I am talking about translating new text including thorough editing and proofreading before delivery. I DO NOT refer to "production output" by means of CAT tools.

Let's say your rate is some low and measly $0.10/word (I wouldn't lift a finger at this rate). This makes $250.00/day, which makes $1250.00/week, which in return results in $5000.00/month. Neat!

Why anyone has to churn out 4000-5000 words per day to "survive" is a mystery to me.


 

Nicole Schnell  Identity Verified
United States
Local time: 23:07
English to German
+ ...
Thanks, Sheila! Oct 23, 2013

Sheila Wilson wrote:
they're spending half their days giving free webinars, so they really have to pack the words in on the other days!icon_smile.gif


icon_smile.gif


 

Phil Hand  Identity Verified
China
Local time: 14:07
Chinese to English
Bit simplistic Oct 23, 2013

Nicole Schnell wrote:

Vivien Green wrote:
What's strange is that the speakers at a lot of the proz.com events (free webinars and industry panels etc.) have implied that this isn't financially viable in the long run and that you really need to be doing 4000 to 5000 a day if you're going to survive.


I am talking about translating new text including thorough editing and proofreading before delivery. I DO NOT refer to "production output" by means of CAT tools.

Let's say your rate is some low and measly $0.10/word (I wouldn't lift a finger at this rate). This makes $250.00/day, which makes $1250.00/week, which in return results in $5000.00/month. Neat!

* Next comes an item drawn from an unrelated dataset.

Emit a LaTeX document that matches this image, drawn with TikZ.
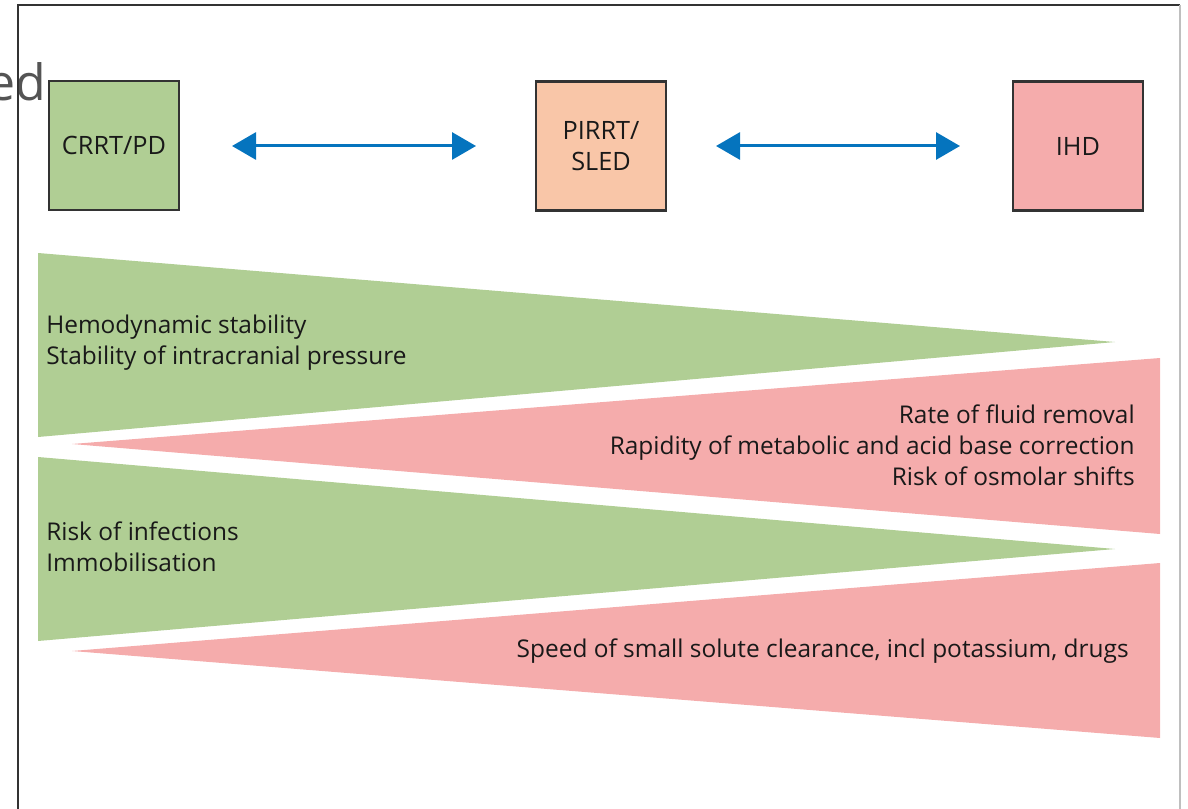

Why anyone has to churn out 4000-5000 words per day to "survive" is a mystery to me.

I agree with Nicole's sentiment, but I think this is a bit simplistic.

First of all, I've got the equivalent of three degrees. I'd like to be making a bit more than 60K dollars a year!

Second, that calculation assumes that you can smooth the work perfectly over a year. In reality there are busy periods and slack periods. On average, 3000 words is fine, but I certainly think you need the ability to do 5000 on a busy day without working 16 hours.